ISIS Recruits: 3 Schoolgirls Flee Home to Join Terror Group
Missing teens are believed to be heading to Syria.
LONDON -- British Police have issued an urgent appeal looking for three schoolgirls after they were reported missing today, believed to be heading to Syria via Turkey to join Islamist fighters.
The three school friends from East London’s Bethnal Green, ages 15 to 16, left their homes before 8:00 a.m. local time Tuesday and met at Gatwick airport in London where they boarded a Turkish Airlines flight, according to a police news release.
"We are reaching out to the girls using the Turkish media and social media,” Britain’s Counter-Terrorism Commander Richard Walton said, “in the hope that they hear our messages, hear our concerns for their safety and have the courage to return now, back to their families who are so worried about them."
Should the girls see news reports about themselves, Walton said he hopes they’ll listen to such a “direct appeal.”

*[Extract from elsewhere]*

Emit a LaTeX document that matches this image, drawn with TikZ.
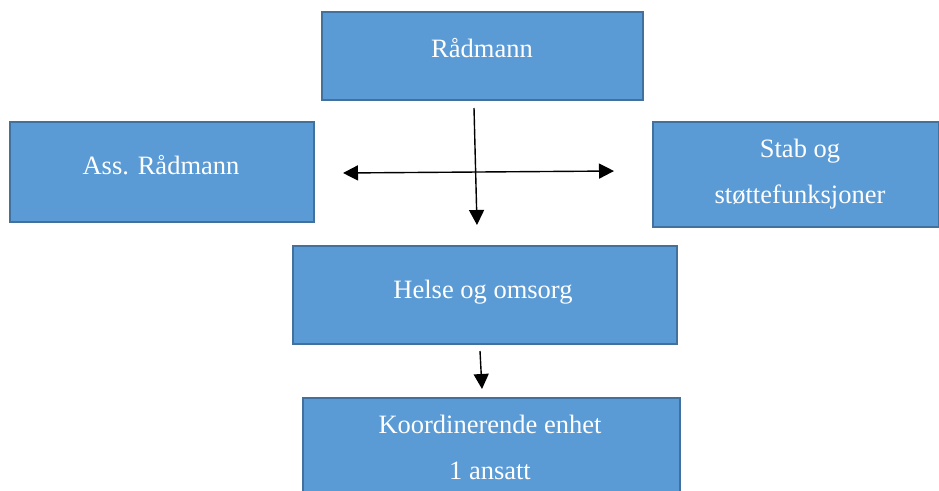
\documentclass[tikz,border=0pt]{standalone}
\usepackage{fontspec}
\setmainfont{Liberation Serif}
\usetikzlibrary{arrows.meta}
\definecolor{boxfill}{HTML}{5B9BD5}
\definecolor{boxline}{HTML}{41719C}
\tikzset{
  orgbox/.style={draw=boxline, fill=boxfill, line width=2pt, rectangle, inner sep=0pt, anchor=north west},
  lbl/.style={text=white, font=\fontsize{26.5}{46}\selectfont, anchor=base, inner sep=0pt},
  arr/.style={line width=1.4pt, -{Triangle[width=15pt,length=15pt]}},
  darr/.style={line width=1.4pt, {Triangle[width=15pt,length=15pt]}-{Triangle[width=15pt,length=15pt]}}
}
\begin{document}
\begin{tikzpicture}[x=1pt,y=-1pt]
\useasboundingbox (0,0) rectangle (939,490);
\fill[white] (0,0) rectangle (939,490);
% boxes
\node[orgbox, minimum width=321pt, minimum height=88pt] (radm) at (321,11) {};
\node[orgbox, minimum width=304pt, minimum height=100pt] (ass) at (9,121) {};
\node[orgbox, minimum width=286pt, minimum height=105pt] (stab) at (652,121) {};
\node[orgbox, minimum width=384pt, minimum height=98pt] (helse) at (292,245) {};
\node[orgbox, minimum width=377pt, minimum height=110pt] (koord) at (302,397) {};
% labels
\node[lbl] (tradm) at (482,57) {Rådmann};
\node[lbl] (tass) at (161,174) {Ass. Rådmann};
\node[lbl] (tstab1) at (800,157) {Stab og};
\node[lbl] (tstab2) at (800,203) {støttefunksjoner};
\node[lbl] (thelse) at (483,298) {Helse og omsorg};
\node[lbl] (tkoord1) at (490,433) {Koordinerende enhet};
\node[lbl] (tkoord2) at (490,479) {1 ansatt};
% arrow coordinates
\coordinate (vtop) at (474,108);
\coordinate (vbot) at (477,225);
\coordinate (hl) at (343,173);
\coordinate (hr) at (614,171);
\coordinate (btop) at (480,351);
\coordinate (bbot) at (482,389);
\draw[arr] (vtop) -- (vbot);
\draw[darr] (hl) -- (hr);
\draw[arr] (btop) -- (bbot);
\end{tikzpicture}
\end{document}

“Clearly if these three girls travel to Syria, they’re in grave danger,” he said. “We are aware as many people of the treatment of girls and women currently in that part of Syria. You know the prospect is not good and we want to prevent them from getting there.”
Statements attributed to one major terror group in the region, ISIS, purportedly described the way its fighters treat women -– from buying and selling young girls as slaves to justifying rape of “non-believers.”
The U.S Senior Adviser for Foreign Fighters, Ambassador Thomas Krajeski, said during a news briefing today that young girls traveling to Syria and Iraq were being considered as problematic as those traveling to fight.
“Fighters include people not only picking up a gun, but also going to support Islamists, in some way, including young women who have been attracted to the fight for various reasons and in some cases children,” he said, adding the prospect of fighters returning to their home countries to conduct attacks is of “great concern.”
Krajeski also acknowledged the difficulty of controlling the Turkish-Syrian border. “This is a very difficult border to police,” he said. “The most effective way to do it is to provide border officials with the best possible information. I believe Turks are committed to increasing checks and controls of incoming travelers and border controls.”
At the Scotland Yard briefing, officials said the case of the three missing girls was related to one concerning another 15-year-old girl who was stopped by police in December while allegedly trying to get to Syria to join ISIS. Officials said the three missing girls were friends with the 15-year-old.